— Material provided —
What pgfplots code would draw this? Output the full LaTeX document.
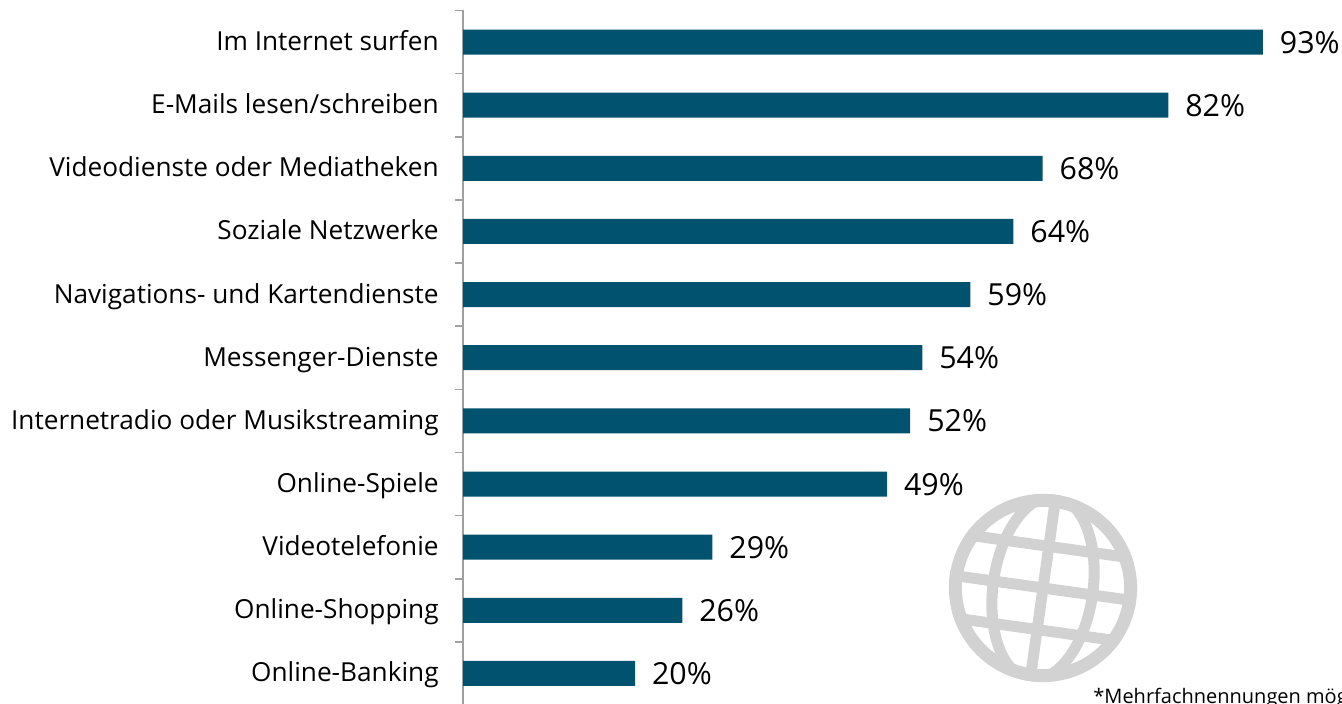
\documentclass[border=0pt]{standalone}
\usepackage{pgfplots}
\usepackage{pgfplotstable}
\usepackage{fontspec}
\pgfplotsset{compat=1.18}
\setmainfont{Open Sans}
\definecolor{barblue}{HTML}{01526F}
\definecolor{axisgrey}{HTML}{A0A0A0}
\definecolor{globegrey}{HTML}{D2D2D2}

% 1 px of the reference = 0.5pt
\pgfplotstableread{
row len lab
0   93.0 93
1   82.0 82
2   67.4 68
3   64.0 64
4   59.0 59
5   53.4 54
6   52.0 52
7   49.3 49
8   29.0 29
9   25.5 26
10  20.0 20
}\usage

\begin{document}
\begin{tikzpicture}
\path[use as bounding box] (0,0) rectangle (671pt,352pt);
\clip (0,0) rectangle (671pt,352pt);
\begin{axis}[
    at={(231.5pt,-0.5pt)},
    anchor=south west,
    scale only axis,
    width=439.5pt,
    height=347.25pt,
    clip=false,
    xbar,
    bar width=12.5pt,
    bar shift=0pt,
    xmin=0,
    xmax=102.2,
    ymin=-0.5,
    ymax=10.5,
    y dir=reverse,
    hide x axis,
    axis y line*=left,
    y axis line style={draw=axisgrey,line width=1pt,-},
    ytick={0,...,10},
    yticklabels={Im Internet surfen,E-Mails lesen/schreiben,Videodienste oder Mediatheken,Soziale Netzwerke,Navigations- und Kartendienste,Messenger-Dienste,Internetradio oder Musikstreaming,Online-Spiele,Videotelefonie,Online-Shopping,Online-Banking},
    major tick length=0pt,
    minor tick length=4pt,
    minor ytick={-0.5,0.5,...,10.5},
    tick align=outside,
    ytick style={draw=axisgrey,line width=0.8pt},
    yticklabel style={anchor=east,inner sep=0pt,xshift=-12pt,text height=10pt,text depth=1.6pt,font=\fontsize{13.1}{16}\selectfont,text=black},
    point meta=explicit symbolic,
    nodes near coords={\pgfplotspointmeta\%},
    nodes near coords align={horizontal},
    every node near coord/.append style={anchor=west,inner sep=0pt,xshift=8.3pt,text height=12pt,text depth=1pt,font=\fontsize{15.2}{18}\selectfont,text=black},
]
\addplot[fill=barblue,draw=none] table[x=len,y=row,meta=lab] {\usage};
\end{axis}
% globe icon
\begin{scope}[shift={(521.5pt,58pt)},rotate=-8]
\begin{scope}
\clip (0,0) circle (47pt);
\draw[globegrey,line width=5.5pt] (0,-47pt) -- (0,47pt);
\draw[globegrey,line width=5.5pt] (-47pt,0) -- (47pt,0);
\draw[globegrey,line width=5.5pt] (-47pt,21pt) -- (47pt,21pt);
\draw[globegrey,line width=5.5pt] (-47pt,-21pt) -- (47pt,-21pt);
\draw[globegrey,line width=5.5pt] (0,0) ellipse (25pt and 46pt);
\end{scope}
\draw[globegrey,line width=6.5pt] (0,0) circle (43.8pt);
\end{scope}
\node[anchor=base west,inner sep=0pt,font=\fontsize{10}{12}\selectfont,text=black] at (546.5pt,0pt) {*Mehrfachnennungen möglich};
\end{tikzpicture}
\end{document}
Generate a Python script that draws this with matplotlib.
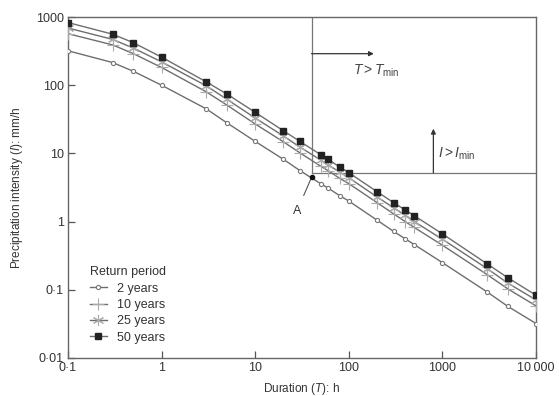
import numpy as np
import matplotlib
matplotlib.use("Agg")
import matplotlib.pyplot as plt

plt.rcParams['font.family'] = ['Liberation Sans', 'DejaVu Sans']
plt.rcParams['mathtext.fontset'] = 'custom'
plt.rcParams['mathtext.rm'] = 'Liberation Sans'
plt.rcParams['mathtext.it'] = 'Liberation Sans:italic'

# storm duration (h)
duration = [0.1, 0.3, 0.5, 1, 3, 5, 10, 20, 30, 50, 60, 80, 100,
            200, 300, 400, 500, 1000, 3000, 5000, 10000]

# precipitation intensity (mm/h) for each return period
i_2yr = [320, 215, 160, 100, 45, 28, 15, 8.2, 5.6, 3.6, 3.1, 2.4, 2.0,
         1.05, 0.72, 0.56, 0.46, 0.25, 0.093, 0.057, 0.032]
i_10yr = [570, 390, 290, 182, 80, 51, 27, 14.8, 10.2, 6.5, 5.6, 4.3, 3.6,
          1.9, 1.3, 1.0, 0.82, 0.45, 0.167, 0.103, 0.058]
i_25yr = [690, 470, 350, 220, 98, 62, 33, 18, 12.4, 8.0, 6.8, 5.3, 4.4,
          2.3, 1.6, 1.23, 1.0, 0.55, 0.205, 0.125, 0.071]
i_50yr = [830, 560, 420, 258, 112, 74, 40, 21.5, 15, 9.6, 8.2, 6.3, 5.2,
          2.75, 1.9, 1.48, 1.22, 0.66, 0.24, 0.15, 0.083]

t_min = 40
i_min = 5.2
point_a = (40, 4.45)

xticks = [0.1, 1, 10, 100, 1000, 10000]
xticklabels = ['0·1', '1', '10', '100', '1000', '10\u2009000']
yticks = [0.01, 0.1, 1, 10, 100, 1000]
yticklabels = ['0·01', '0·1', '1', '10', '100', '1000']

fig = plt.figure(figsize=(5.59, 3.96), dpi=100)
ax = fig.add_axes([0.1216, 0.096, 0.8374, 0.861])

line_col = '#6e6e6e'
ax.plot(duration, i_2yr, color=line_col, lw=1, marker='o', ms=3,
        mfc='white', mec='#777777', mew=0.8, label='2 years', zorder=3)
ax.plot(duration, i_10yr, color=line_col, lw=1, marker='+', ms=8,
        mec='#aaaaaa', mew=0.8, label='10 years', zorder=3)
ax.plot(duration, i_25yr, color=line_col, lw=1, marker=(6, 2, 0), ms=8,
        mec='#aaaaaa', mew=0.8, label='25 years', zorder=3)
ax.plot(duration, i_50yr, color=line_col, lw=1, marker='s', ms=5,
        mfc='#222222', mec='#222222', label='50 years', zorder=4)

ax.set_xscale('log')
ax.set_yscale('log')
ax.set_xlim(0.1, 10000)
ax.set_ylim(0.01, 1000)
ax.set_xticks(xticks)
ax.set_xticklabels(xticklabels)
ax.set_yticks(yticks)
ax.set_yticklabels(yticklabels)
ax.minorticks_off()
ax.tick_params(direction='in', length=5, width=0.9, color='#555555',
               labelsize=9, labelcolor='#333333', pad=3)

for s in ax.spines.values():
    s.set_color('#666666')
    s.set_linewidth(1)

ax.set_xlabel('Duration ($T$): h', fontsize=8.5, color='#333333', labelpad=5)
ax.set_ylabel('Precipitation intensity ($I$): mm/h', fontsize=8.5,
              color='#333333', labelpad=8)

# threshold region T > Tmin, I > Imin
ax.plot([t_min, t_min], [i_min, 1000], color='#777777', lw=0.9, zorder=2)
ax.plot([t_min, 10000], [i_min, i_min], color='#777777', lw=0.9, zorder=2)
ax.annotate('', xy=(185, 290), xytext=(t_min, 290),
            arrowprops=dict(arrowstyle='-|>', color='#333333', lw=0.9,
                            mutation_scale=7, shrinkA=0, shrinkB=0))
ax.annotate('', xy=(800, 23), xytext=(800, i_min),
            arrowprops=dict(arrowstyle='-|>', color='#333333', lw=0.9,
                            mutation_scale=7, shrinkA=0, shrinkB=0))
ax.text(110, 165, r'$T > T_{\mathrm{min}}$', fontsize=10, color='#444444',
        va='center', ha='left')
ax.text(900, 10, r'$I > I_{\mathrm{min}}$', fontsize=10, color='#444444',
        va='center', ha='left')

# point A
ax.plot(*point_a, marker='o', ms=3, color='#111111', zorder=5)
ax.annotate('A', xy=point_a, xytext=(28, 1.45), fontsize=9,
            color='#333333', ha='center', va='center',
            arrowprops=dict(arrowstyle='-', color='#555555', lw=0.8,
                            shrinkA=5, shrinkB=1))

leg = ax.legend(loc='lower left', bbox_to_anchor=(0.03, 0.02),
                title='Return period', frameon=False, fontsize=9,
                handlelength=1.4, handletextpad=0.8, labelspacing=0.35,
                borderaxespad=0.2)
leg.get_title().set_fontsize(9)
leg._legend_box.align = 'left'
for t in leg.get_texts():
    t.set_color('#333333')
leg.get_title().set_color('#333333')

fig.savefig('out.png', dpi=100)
...
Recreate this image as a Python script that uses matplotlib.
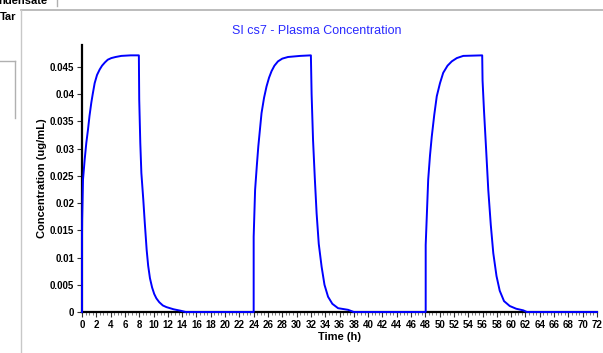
---
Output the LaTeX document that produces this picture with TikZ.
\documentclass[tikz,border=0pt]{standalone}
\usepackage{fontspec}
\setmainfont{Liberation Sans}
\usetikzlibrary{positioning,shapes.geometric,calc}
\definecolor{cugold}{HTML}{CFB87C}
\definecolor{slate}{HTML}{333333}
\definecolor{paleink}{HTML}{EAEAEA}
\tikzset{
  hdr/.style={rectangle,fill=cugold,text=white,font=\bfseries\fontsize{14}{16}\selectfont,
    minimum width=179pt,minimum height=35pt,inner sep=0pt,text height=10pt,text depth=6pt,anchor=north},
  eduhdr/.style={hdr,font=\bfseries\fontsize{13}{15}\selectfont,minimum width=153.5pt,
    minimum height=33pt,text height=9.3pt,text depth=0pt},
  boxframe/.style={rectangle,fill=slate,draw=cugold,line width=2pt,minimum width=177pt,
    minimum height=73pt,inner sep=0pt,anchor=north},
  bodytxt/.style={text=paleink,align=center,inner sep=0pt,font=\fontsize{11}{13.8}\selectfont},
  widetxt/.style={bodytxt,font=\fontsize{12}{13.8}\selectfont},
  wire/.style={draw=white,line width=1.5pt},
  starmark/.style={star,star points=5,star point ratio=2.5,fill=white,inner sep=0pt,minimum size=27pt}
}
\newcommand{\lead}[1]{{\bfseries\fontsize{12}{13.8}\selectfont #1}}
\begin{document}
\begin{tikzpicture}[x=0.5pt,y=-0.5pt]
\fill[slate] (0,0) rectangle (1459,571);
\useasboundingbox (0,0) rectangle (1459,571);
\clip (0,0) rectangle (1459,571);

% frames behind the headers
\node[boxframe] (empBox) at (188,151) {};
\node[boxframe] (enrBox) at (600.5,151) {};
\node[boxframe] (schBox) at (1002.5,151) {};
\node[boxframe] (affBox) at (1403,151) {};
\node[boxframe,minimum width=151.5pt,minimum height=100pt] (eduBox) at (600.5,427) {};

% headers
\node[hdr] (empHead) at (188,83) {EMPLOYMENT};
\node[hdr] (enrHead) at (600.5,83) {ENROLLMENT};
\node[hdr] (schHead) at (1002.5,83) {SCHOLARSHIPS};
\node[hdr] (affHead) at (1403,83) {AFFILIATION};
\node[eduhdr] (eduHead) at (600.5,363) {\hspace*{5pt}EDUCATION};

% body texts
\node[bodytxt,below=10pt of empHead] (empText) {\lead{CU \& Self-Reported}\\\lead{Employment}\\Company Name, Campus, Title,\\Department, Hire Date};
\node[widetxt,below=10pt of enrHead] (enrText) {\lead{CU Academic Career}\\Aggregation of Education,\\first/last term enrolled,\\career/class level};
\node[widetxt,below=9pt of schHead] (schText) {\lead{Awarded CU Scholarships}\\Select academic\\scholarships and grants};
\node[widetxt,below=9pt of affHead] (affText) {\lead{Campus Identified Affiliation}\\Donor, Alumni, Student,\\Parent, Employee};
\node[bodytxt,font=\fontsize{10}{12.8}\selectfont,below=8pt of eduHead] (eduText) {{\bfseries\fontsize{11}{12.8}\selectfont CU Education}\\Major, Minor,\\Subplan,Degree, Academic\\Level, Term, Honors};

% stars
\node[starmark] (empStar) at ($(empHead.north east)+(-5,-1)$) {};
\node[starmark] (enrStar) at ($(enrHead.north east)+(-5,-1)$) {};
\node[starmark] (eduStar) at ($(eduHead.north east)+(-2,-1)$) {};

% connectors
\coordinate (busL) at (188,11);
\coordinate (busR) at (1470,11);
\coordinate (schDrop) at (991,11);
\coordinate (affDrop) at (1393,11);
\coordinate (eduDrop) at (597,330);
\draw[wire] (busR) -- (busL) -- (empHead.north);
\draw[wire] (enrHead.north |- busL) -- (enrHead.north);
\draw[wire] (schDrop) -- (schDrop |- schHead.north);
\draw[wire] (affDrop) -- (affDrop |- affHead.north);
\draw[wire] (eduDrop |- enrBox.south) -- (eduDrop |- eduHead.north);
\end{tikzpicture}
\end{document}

— What is expected —
Using the records above, copy each line that contains "Python".

— Reply —
Generate a Python script that draws this with matplotlib.
Recreate this image as a Python script that uses matplotlib.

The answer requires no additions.